Jackson, depois de partir a mão a si próprio, resolve confessar à mãe que não quer continuar a nadar. Ola e Lily descobrem que a relação delas vai bem mais para lá da amizade. Conhecemos Viv, uma excelente aluna que fica amiga de Jackson e é essencial para o seu desenvolvimento na temporada. Vimos os professores Colin Hendricks e Emily Sands terem uma relação hilariante – hilariante porque eles são pessoas totalmente diferentes e porque toda a relação sexual deles gerou umas boas gargalhadas. E aquela peça de teatro, uma adaptação de Romeu e Julieta, absolutamente genial! Já sabíamos que, se fora Lily a idealizar tudo, ia sair algo mirabolante, mas ela conseguiu surpreender-me.
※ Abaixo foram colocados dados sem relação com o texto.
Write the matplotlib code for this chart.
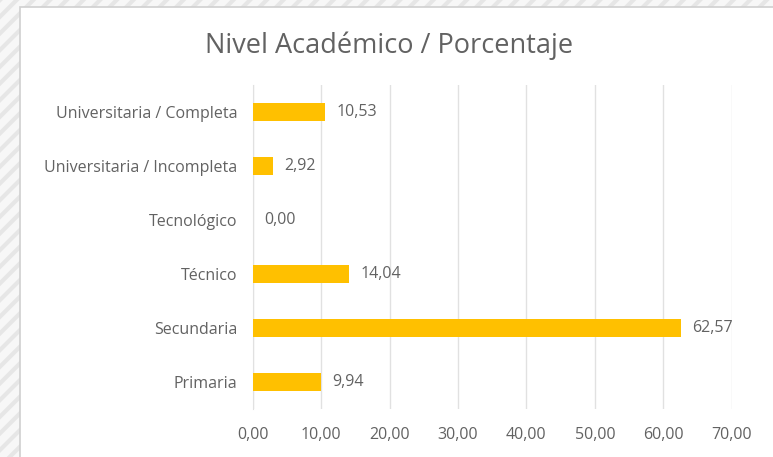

Uma maneira brutal de fechar a temporada!
Melhor episódio:
Episódio 7 – Tinha de ser este. É a ressaca da mega festa de Otis. Ele descobre que perdeu a virgindade com Ruby e os dois acabam por passar o episódio juntos quando ela percebe que não tinham usado contraceção de barreira. Acabamos por ver um lado mais humano e vulnerável de Ruby, que é sempre uma miúda aparentemente superficial e de nariz empinado. Percebemos a sério que a relação de Rahim e Eric tem os dias contados e o caos que se segue depois do odioso Mr. Groff distribuir as notas de Jean pela escola toda – mas cujo tiro lhe sai pela culatra. Jackson confessa finalmente que já não sente paixão pela natação. No entanto, sem dúvida que o melhor episódio é a recriação do filme The Breakfast Club quando Olivia, Maeve, Ola, Aimee, Viv e Lily são obrigadas a encontrar o que têm em comum e acabam por ajudar Aimee com o seu trauma. Seis raparigas que pouco têm de parecido acabam por se unir. As nossas diferenças têm de ser colocadas de parte aqui. Triste é que essa união surja do assédio sexual. Uma vergonha, uma pena, mas a mais pura realidade. Foi um episódio lindo e um final lindo que me deixou em lágrimas. Porque sou mulher e porque sei que aquelas histórias que as meninas partilharam são bem reais.
Personagem de destaque:
Aimee Gibbs – Sex Education é das poucas séries cujas personagens estão incrivelmente bem construídas e foi muito, muito complicado eleger apenas uma. Eric é uma alegria de se ver, Maeve uma força da natureza, Jean uma mulher de armas, enfim, mas teve de ser Aimee. Pobre, doce e querida Aimee. A personagem mais feliz, que fazia até o mais carrancudo sorrir. Ser adolescente é já complicado o suficiente, mas ser vítima de assédio sexual é algo pelo qual nenhum adolescente, adulto, SER HUMANO devia passar. Nunca. Vimos Aimee lidar com aquilo à maneira dela, discretamente, mas todos acabaram por ver a mudança nela. Mudanças subtis e graduais que começaram a mudar Aimee, a transformá-la numa mulher com medo, com receio de fazer a mais simples das ações do quotidiano, como entrar no autocarro.